#### Task description
Pull each line holding "this" out of the entries below.

#### Entries from a dataset

+++

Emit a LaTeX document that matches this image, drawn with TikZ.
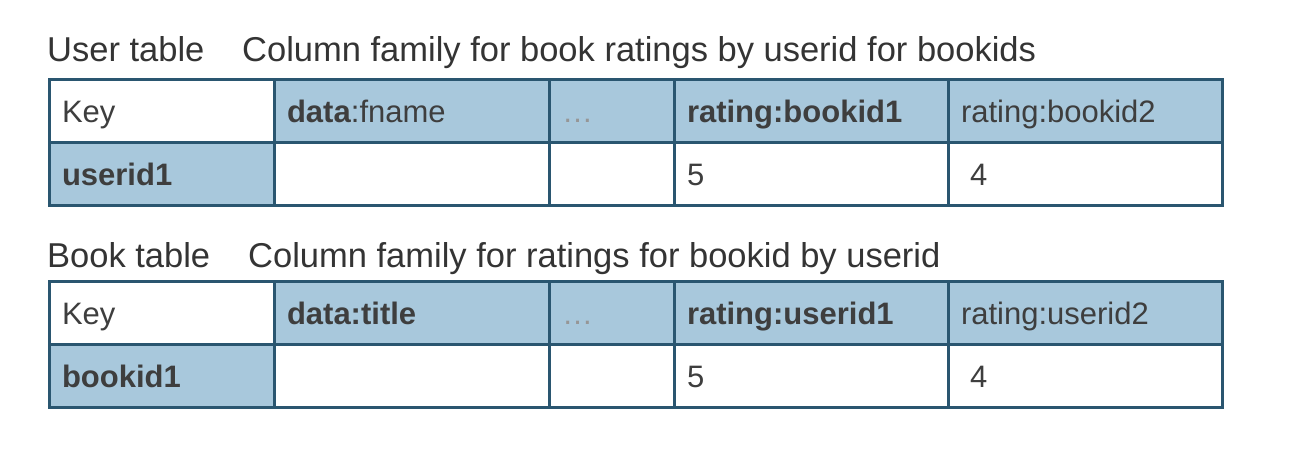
\documentclass[tikz,border=0pt]{standalone}
\usepackage{fontspec}
\setmainfont{Liberation Sans}

\definecolor{cellblue}{RGB}{168,200,220}
\definecolor{cellline}{RGB}{42,86,112}
\definecolor{celltext}{RGB}{62,62,62}
\definecolor{titletext}{RGB}{52,52,52}
\definecolor{dotgray}{RGB}{150,150,150}

\newcommand{\cellfont}{\fontsize{31}{36}\selectfont}
\newcommand{\titlefont}{\fontsize{34.5}{40}\selectfont}

\tikzset{
  cell/.style={rectangle, draw=cellline, line width=3pt, anchor=north west, outer sep=0pt,
    minimum height=63pt, inner xsep=13pt, inner ysep=0pt, text height=30pt, text depth=6pt,
    align=left, font=\cellfont, text=celltext},
  bluecell/.style={cell, fill=cellblue},
  whitecell/.style={cell, fill=white},
  colkey/.style={minimum width=225pt, text width=199pt},
  coldata/.style={minimum width=275pt, text width=249pt},
  coldots/.style={minimum width=125pt, text width=99pt},
  colrate/.style={minimum width=274pt, text width=248pt},
  tabletitle/.style={anchor=base west, inner sep=0pt, font=\titlefont, text=titletext}
}

\begin{document}
\begin{tikzpicture}[x=1pt, y=-1pt]
 \useasboundingbox[fill=white] (0,0) rectangle (1294,464);

 % user table
 \node[tabletitle] (utitle) at (47,61) {User table};
 \node[tabletitle] (ufamily) at (242,61) {Column family for book ratings by userid for bookids};

 \node[whitecell, colkey] (ukey) at (49,79) {Key};
 \node[bluecell, coldata] (udata) at (274,79) {\textbf{data}:fname};
 \node[bluecell, coldots] (udots) at (549,79) {\textcolor{dotgray}{\ldots}};
 \node[bluecell, colrate] (urate1) at (674,79) {\textbf{rating:bookid1}};
 \node[bluecell, colrate] (urate2) at (948,79) {rating:bookid2};

 \node[bluecell, colkey] (urow) at (49,142) {\textbf{userid1}};
 \node[whitecell, coldata] (urowdata) at (274,142) {};
 \node[whitecell, coldots] (urowdots) at (549,142) {};
 \node[whitecell, colrate] (urowrate1) at (674,142) {5};
 \node[whitecell, colrate] (urowrate2) at (948,142) {\hspace*{9pt}4};

 % book table
 \node[tabletitle] (btitle) at (47,267) {Book table};
 \node[tabletitle] (bfamily) at (248,267) {Column family for ratings for bookid by userid};

 \node[whitecell, colkey] (bkey) at (49,281) {Key};
 \node[bluecell, coldata] (bdata) at (274,281) {\textbf{data:title}};
 \node[bluecell, coldots] (bdots) at (549,281) {\textcolor{dotgray}{\ldots}};
 \node[bluecell, colrate] (brate1) at (674,281) {\textbf{rating:userid1}};
 \node[bluecell, colrate] (brate2) at (948,281) {rating:userid2};

 \node[bluecell, colkey] (brow) at (49,344) {\textbf{bookid1}};
 \node[whitecell, coldata] (browdata) at (274,344) {};
 \node[whitecell, coldots] (browdots) at (549,344) {};
 \node[whitecell, colrate] (browrate1) at (674,344) {5};
 \node[whitecell, colrate] (browrate2) at (948,344) {\hspace*{9pt}4};

\end{tikzpicture}
\end{document}
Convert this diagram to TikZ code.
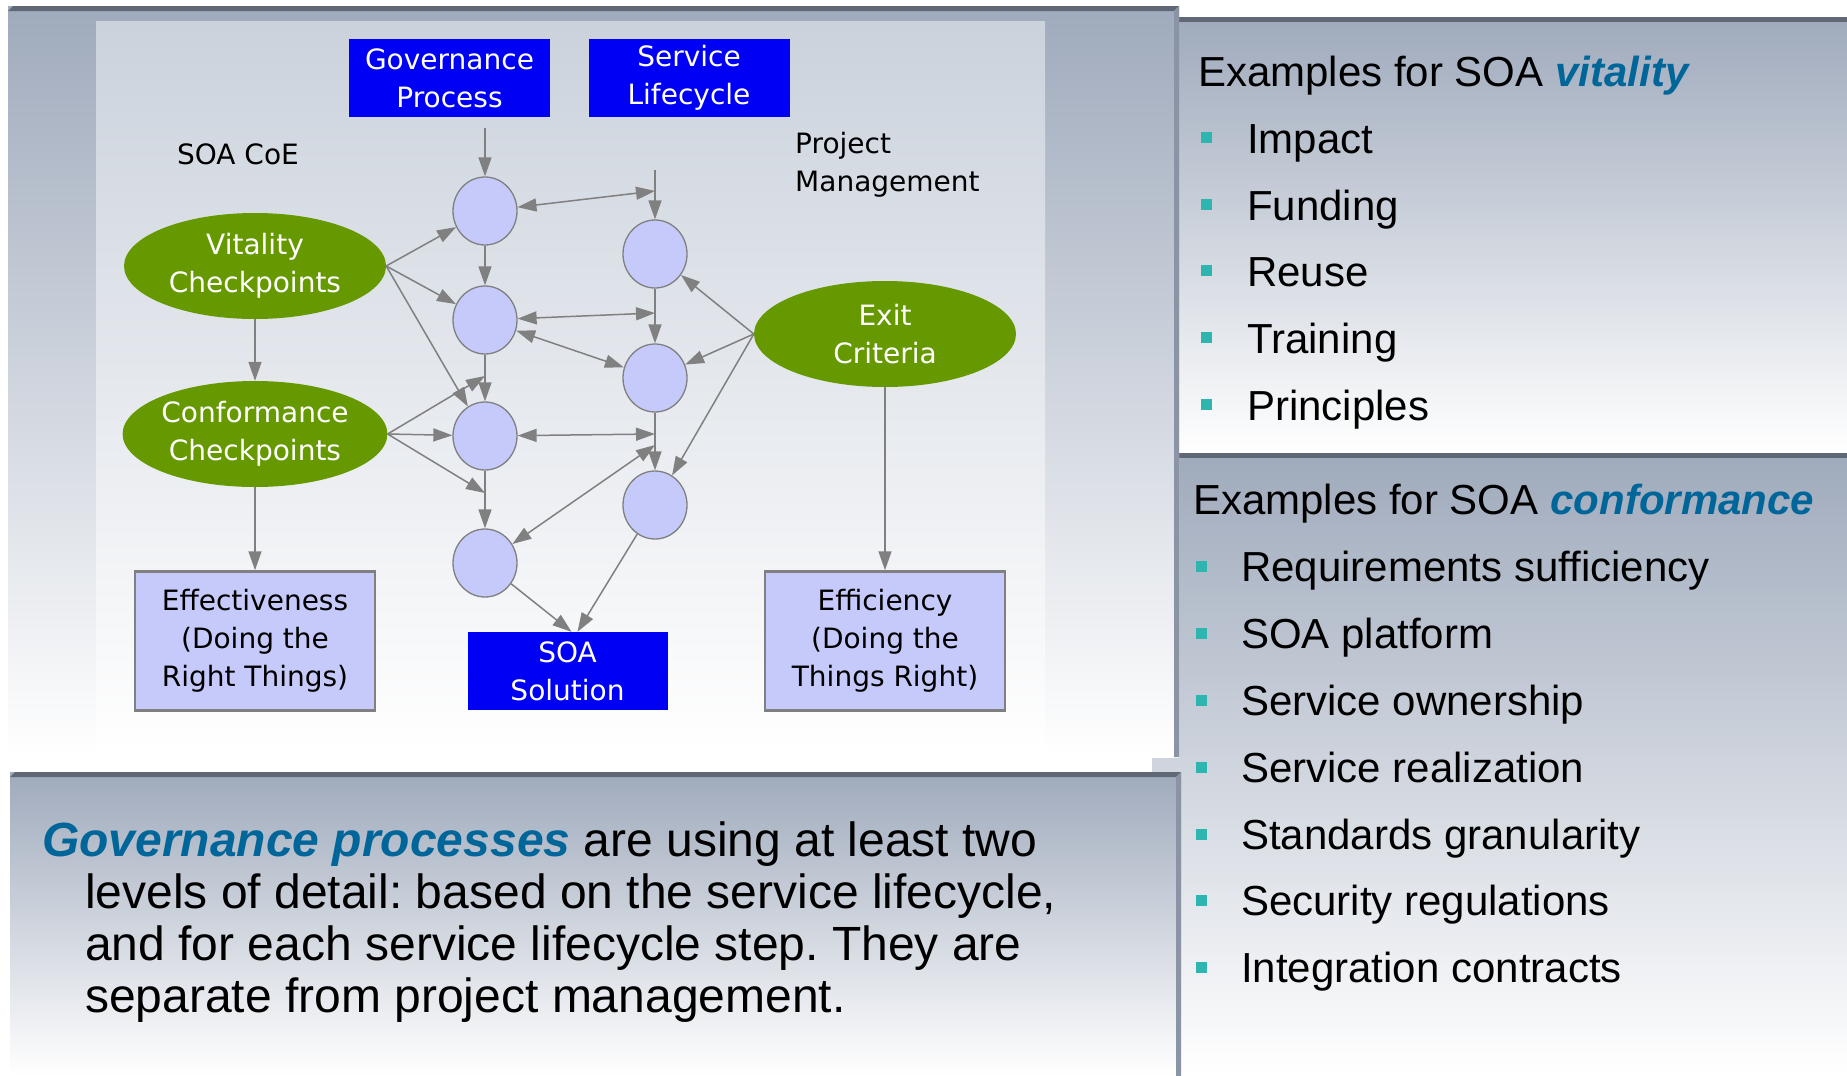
\documentclass[tikz,border=0pt]{standalone}
\usepackage{fontspec}
\setmainfont{Liberation Sans}
\newfontfamily\dvfont{DejaVu Sans}
\usetikzlibrary{arrows.meta,shapes.geometric}
\frenchspacing

\definecolor{panelTop}{HTML}{9FAABC}
\definecolor{innerTop}{HTML}{CBD2DC}
\definecolor{borderDark}{HTML}{606875}
\definecolor{borderSide}{HTML}{8A94A4}
\definecolor{boxBlue}{RGB}{0,0,245}
\definecolor{leafGreen}{HTML}{669900}
\definecolor{lav}{HTML}{C5CAFA}
\definecolor{edgeGray}{HTML}{808080}
\definecolor{accentBlue}{HTML}{006699}
\definecolor{bulletTeal}{HTML}{2EB5B0}

\begin{document}
\begin{tikzpicture}[x=1pt,y=-1pt,
  dg/.style={font=\dvfont\fontsize{28}{38}\selectfont, align=center, inner sep=0pt},
  bluebox/.style={dg, rectangle, fill=boxBlue, text=white, minimum width=201pt, minimum height=78pt},
  lavbox/.style={dg, rectangle, fill=lav, draw=edgeGray, line width=2.5pt, text=black, minimum width=240pt, minimum height=139pt},
  greenell/.style={dg, ellipse, fill=leafGreen, text=white, minimum width=262pt, minimum height=106pt},
  stepcirc/.style={ellipse, fill=lav, draw=edgeGray, line width=1.3pt, minimum width=64pt, minimum height=68pt, inner sep=0pt},
  conn/.style={draw=edgeGray, line width=1.5pt, -{Triangle[length=19pt,width=13pt]}},
  dconn/.style={draw=edgeGray, line width=1.5pt, {Triangle[length=19pt,width=13pt]}-{Triangle[length=19pt,width=13pt]}},
  rt/.style={font=\fontsize{42}{50}\selectfont, inner sep=0pt, anchor=base west, text=black},
  bt/.style={font=\fontsize{48}{52}\selectfont, inner sep=0pt, anchor=base west, text=black},
  bul/.style={rectangle, fill=bulletTeal, minimum size=11pt, inner sep=0pt}
]
\useasboundingbox (0,0) rectangle (1847,1076);
\fill[white] (0,0) rectangle (1847,1076);

% right panels
\shade[top color=panelTop, bottom color=white] (1152,17) rectangle (1847,453);
\fill[borderDark] (1179,17) rectangle (1847,22);
\shade[top color=panelTop, bottom color=white] (1152,453) rectangle (1847,1076);
\fill[borderDark] (1179,453) rectangle (1847,458);

% left top panel
\shade[top color=panelTop, bottom color=white] (8,6) rectangle (1179,757);
\fill[borderDark] (8,11) -- (13,6) -- (1179,6) -- (1174,11) -- cycle;
\fill[borderSide] (1174,11) -- (1179,6) -- (1179,757) -- (1174,757) -- cycle;

% bottom left panel
\shade[top color=panelTop, bottom color=white] (10,772) rectangle (1181,1076);
\fill[borderDark] (10,777) -- (15,772) -- (1181,772) -- (1176,777) -- cycle;
\fill[borderSide] (1176,777) -- (1181,772) -- (1181,1076) -- (1176,1076) -- cycle;

% inner diagram area
\shade[top color=innerTop, bottom color=white] (96,21) rectangle (1045,750);

% diagram nodes
\node[bluebox] (gov) at (449.5,78) {Governance\\Process};
\node[bluebox] (slc) at (689,78) {Service\\Lifecycle};
\node[bluebox, minimum width=200pt] (soa) at (567.5,671) {SOA\\Solution};
\node[lavbox] (effect) at (255,641) {Effectiveness\\(Doing the\\Right Things)};
\node[lavbox] (effic) at (885,641) {Efficiency\\(Doing the\\Things Right)};
\node[greenell] (vit) at (255,266) {Vitality\\Checkpoints};
\node[greenell] (conf) at (255,434) {Conformance\\Checkpoints};
\node[greenell] (exit) at (885,334) {Exit\\Criteria};
\node[dg] (coe) at (238,154) {SOA CoE};
\node[dg, align=left, anchor=west] (pm) at (795,164.5) {Project\\Management};

\node[stepcirc] (c11) at (485,211) {};
\node[stepcirc] (c12) at (485,320) {};
\node[stepcirc] (c13) at (485,436) {};
\node[stepcirc] (c14) at (485,563) {};
\node[stepcirc] (c21) at (655,254) {};
\node[stepcirc] (c22) at (655,378) {};
\node[stepcirc] (c23) at (655,505) {};

\coordinate (gtop) at (485,128);
\coordinate (stop) at (655,170);
\coordinate (s1) at (655,191);
\coordinate (s2) at (655,313);
\coordinate (s3) at (655,434);
\coordinate (s4) at (655,445);
\coordinate (g1) at (485,376);
\coordinate (g2) at (485,493);

% connectors
\draw[conn] (gtop) -- (c11);
\draw[conn] (c11) -- (c12);
\draw[conn] (c12) -- (c13);
\draw[conn] (c13) -- (c14);
\draw[conn] (stop) -- (c21);
\draw[conn] (c21) -- (c22);
\draw[conn] (c22) -- (c23);
\draw[dconn] (c11) -- (s1);
\draw[dconn] (c12) -- (s2);
\draw[dconn] (c12) -- (c22);
\draw[dconn] (c13) -- (s3);
\draw[dconn] (c14) -- (s4);
\draw[conn] (c14) -- ([xshift=4pt]soa.north);
\draw[conn] (c23) -- ([xshift=10pt]soa.north);
\draw[conn] (vit.east) -- (c11);
\draw[conn] (vit.east) -- (c12);
\draw[conn] (vit.east) -- (c13);
\draw[conn] (conf.east) -- (g1);
\draw[conn] (conf.east) -- (c13);
\draw[conn] (conf.east) -- (g2);
\draw[conn] (exit.west) -- (c21);
\draw[conn] (exit.west) -- (c22);
\draw[conn] (exit.west) -- (c23);
\draw[conn] (vit) -- (conf);
\draw[conn] (conf) -- (effect);
\draw[conn] (exit) -- (effic);

% right top list
\node[rt] (vh) at (1198,86) {Examples for SOA \textcolor{accentBlue}{\textbf{\textit{vitality}}}};
\node[rt] (v1) at (1247,153) {Impact};
\node[rt] (v2) at (1247,220) {Funding};
\node[rt] (v3) at (1247,286) {Reuse};
\node[rt] (v4) at (1247,353) {Training};
\node[rt] (v5) at (1247,420) {Principles};
\node[bul] (vb1) at (1206,137) {};
\node[bul] (vb2) at (1206,204) {};
\node[bul] (vb3) at (1206,270) {};
\node[bul] (vb4) at (1206,337) {};
\node[bul] (vb5) at (1206,404) {};

% right bottom list
\node[rt] (ch) at (1193,514) {Examples for SOA \textcolor{accentBlue}{\textbf{\textit{conformance}}}};
\node[rt] (k1) at (1241,581) {Requirements sufficiency};
\node[rt] (k2) at (1241,648) {SOA platform};
\node[rt] (k3) at (1241,715) {Service ownership};
\node[rt] (k4) at (1241,782) {Service realization};
\node[rt] (k5) at (1241,849) {Standards granularity};
\node[rt] (k6) at (1241,915) {Security regulations};
\node[rt] (k7) at (1241,982) {Integration contracts};
\node[bul] (kb1) at (1201,566) {};
\node[bul] (kb2) at (1201,633) {};
\node[bul] (kb3) at (1201,700) {};
\node[bul] (kb4) at (1201,767) {};
\node[bul] (kb5) at (1201,834) {};
\node[bul] (kb6) at (1201,900) {};
\node[bul] (kb7) at (1201,967) {};

% bottom left text
\node[bt] (t1) at (42,856) {\textcolor{accentBlue}{\textbf{\textit{Governance processes}}} are using at least two};
\node[bt] (t2) at (85,908) {levels of detail: based on the service lifecycle,};
\node[bt] (t3) at (85,960) {and for each service lifecycle step. They are};
\node[bt] (t4) at (85,1012) {separate from project management.};
\end{tikzpicture}
\end{document}
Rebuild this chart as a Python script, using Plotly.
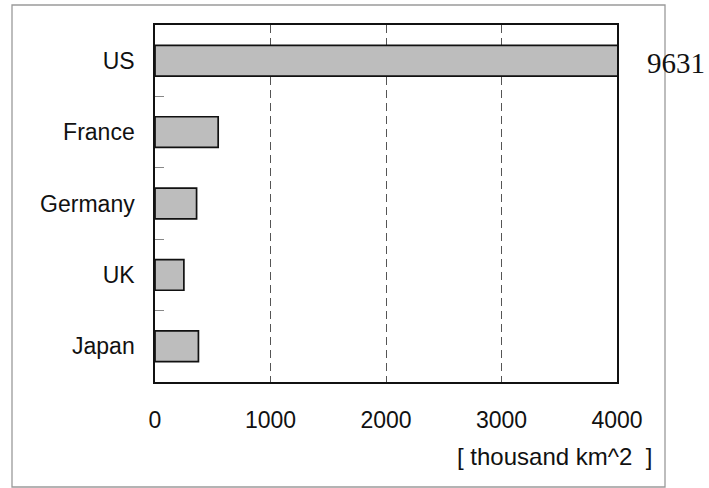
import plotly.graph_objects as go

countries = ["US", "France", "Germany", "UK", "Japan"]
areas = [9631, 547, 360, 250, 376]
x_ticks = [0, 1000, 2000, 3000, 4000]
x_tick_labels = ["0", "1000", "2000", "3000", "4000"]
unit_label = "[ thousand km^2  ]"

W, H = 709, 488
L, R, T, B = 155, 92, 25, 106
pw, ph = W - L - R, H - T - B

def px_x(p):
    return (p - L) / pw

def px_y(p):
    return (H - B - p) / ph

sans = "Liberation Sans, Arial, sans-serif"
serif = "Liberation Serif, Times New Roman, serif"

fig = go.Figure()
fig.add_trace(go.Bar(
    y=countries, x=areas, orientation="h",
    width=0.43,
    marker=dict(color="#bdbdbd", line=dict(color="#111111", width=1.7)),
    hoverinfo="skip",
))

fig.update_layout(
    width=W, height=H,
    margin=dict(l=L, r=R, t=T, b=B, autoexpand=False),
    paper_bgcolor="white", plot_bgcolor="white",
    showlegend=False,
    font=dict(family=sans, size=23, color="#111111"),
    xaxis=dict(
        range=[0, 4000], tickvals=x_ticks, ticktext=x_tick_labels,
        showgrid=True, gridcolor="#555555", gridwidth=1, griddash="8px,5px",
        zeroline=False, ticks="", ticklabelstandoff=17,
        showline=True, linecolor="#111111", linewidth=1.7, mirror=True,
        layer="below traces",
        tickfont=dict(family=sans, size=23, color="#111111"),
    ),
    yaxis=dict(
        categoryorder="array", categoryarray=countries, autorange="reversed",
        showgrid=False, zeroline=False,
        tickson="boundaries", ticks="inside", ticklen=9, tickcolor="#888888", tickwidth=1,
        ticklabelstandoff=14,
        showline=True, linecolor="#111111", linewidth=1.7, mirror=True,
        layer="below traces",
        tickfont=dict(family=sans, size=23, color="#111111"),
    ),
    shapes=[dict(
        type="rect", xref="paper", yref="paper",
        x0=px_x(12), x1=px_x(665), y0=px_y(487), y1=px_y(5),
        line=dict(color="#9a9a9a", width=1.3), layer="below",
    )],
    annotations=[
        dict(text=str(areas[0]), xref="paper", yref="y", x=px_x(645), y=countries[0],
             xanchor="left", yanchor="middle", yshift=-2, showarrow=False,
             font=dict(family=serif, size=29, color="#111111")),
        dict(text=unit_label, xref="paper", yref="paper", x=px_x(554), y=px_y(456),
             xanchor="center", yanchor="middle", showarrow=False,
             font=dict(family=sans, size=24, color="#111111")),
    ],
)

fig.write_html("out.html",
               config={"displayModeBar": False, "staticPlot": True},
               post_script="document.body.style.margin='0';document.body.style.overflow='hidden';")
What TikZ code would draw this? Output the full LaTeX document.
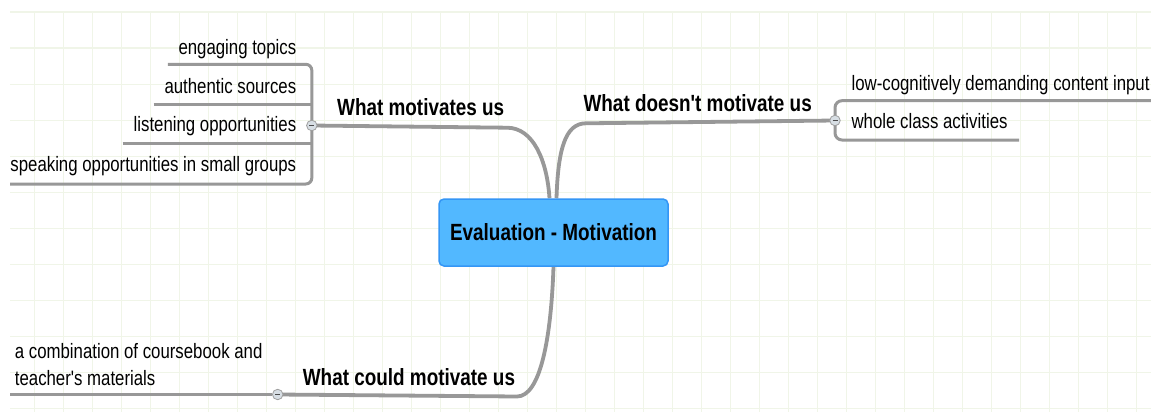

+++

#### Full output
Emit a LaTeX document that matches this image, drawn with TikZ.
Convert this diagram to TikZ code.
Rebuild this chart as a Python script, using Plotly.
What TikZ code would draw this? Output the full LaTeX document.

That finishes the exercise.